Patches of Dignity

I was listening to NPR the other day and Robert Caro was discussing the 4th volume of his biography of Lyndon Johnson.  I was deeply moved by a story he told to illustrate Lyndon Johnson’s hatred of poverty (this week marked the 50th anniversary of his War on Poverty).

This is the passage from the book relating this episode:
“Hate” is, in fact, a word that occurs frequently in descriptions of Lyndon Johnson’s feelings about poverty.  He “hated poverty and illiteracy,” Dr, Hurst would say.  “He hated it when a person who wanted to work could not get a job.”  Accompanying Johnson on a vice presidential trip to Iran, Hurst had seen his reaction when someone in the party said that a group of Iranian children they passed had “rags” for clothing.

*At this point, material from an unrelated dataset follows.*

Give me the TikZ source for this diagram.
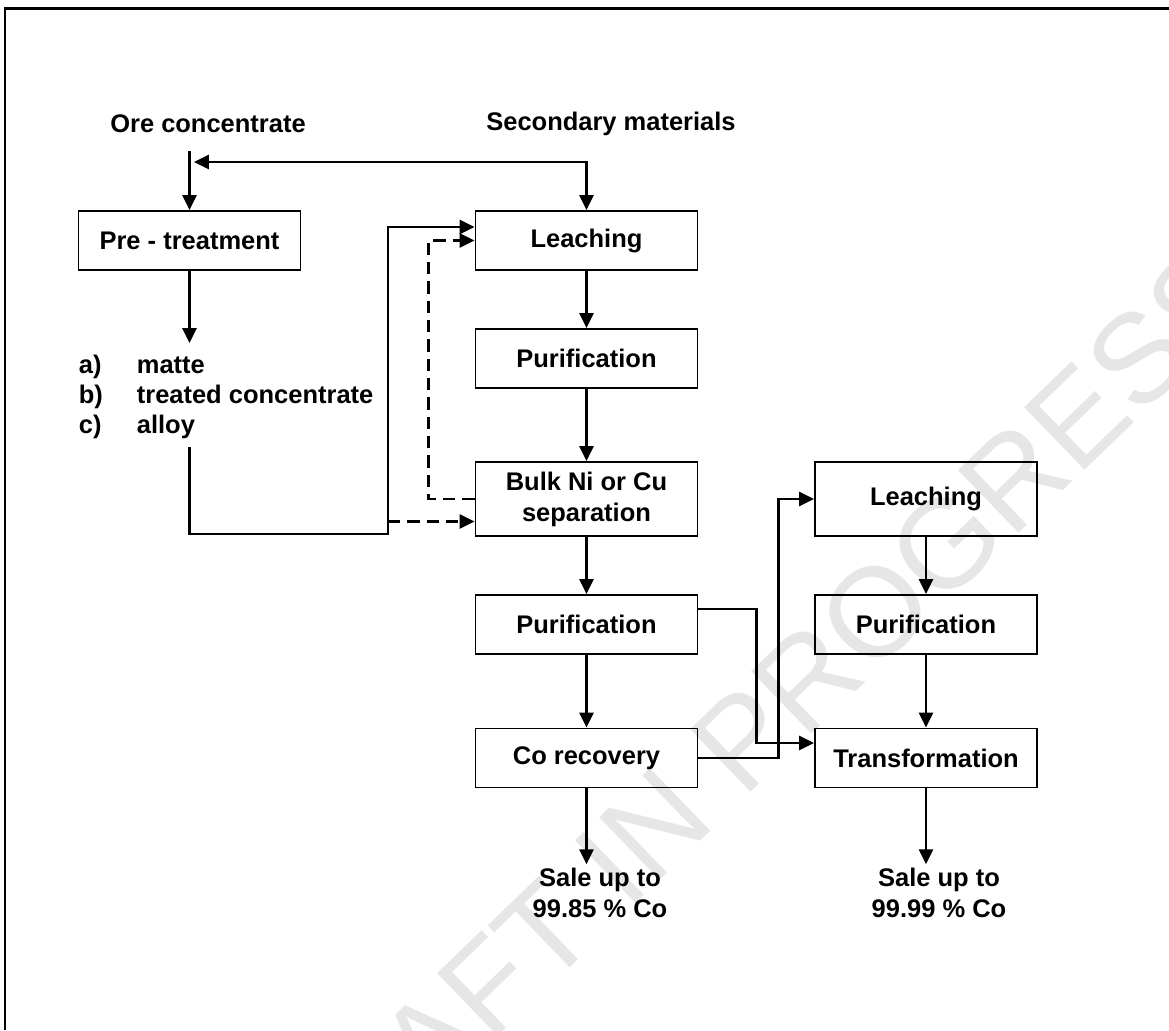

“They did not,” Johnson said.  “Don’t say that.  I know rags when I see them.  They had patched clothes.  That is a lot different than rags.”  Hurst says that “I noted as the years passed that he reacted in the same way whenever he heard the word ‘rags.’  I realized that to him rags were the ultimate symbol of the poverty he detested.”  There had, after all, been patches on clothing worn by his brother and youngest sister, who had still been small when Sam Johnson went broke on the ranch, and that clothing certainly hadn’t been rags!
Caro, Robert A. The passage of power: The years of Lyndon Johnson, Vol. IV. 2013, p. 543.
When you see a human being suffering from poverty what do you see?  When you look at their clothing what do you see?  
Humans do not wear rags.  Humans wear patched clothing.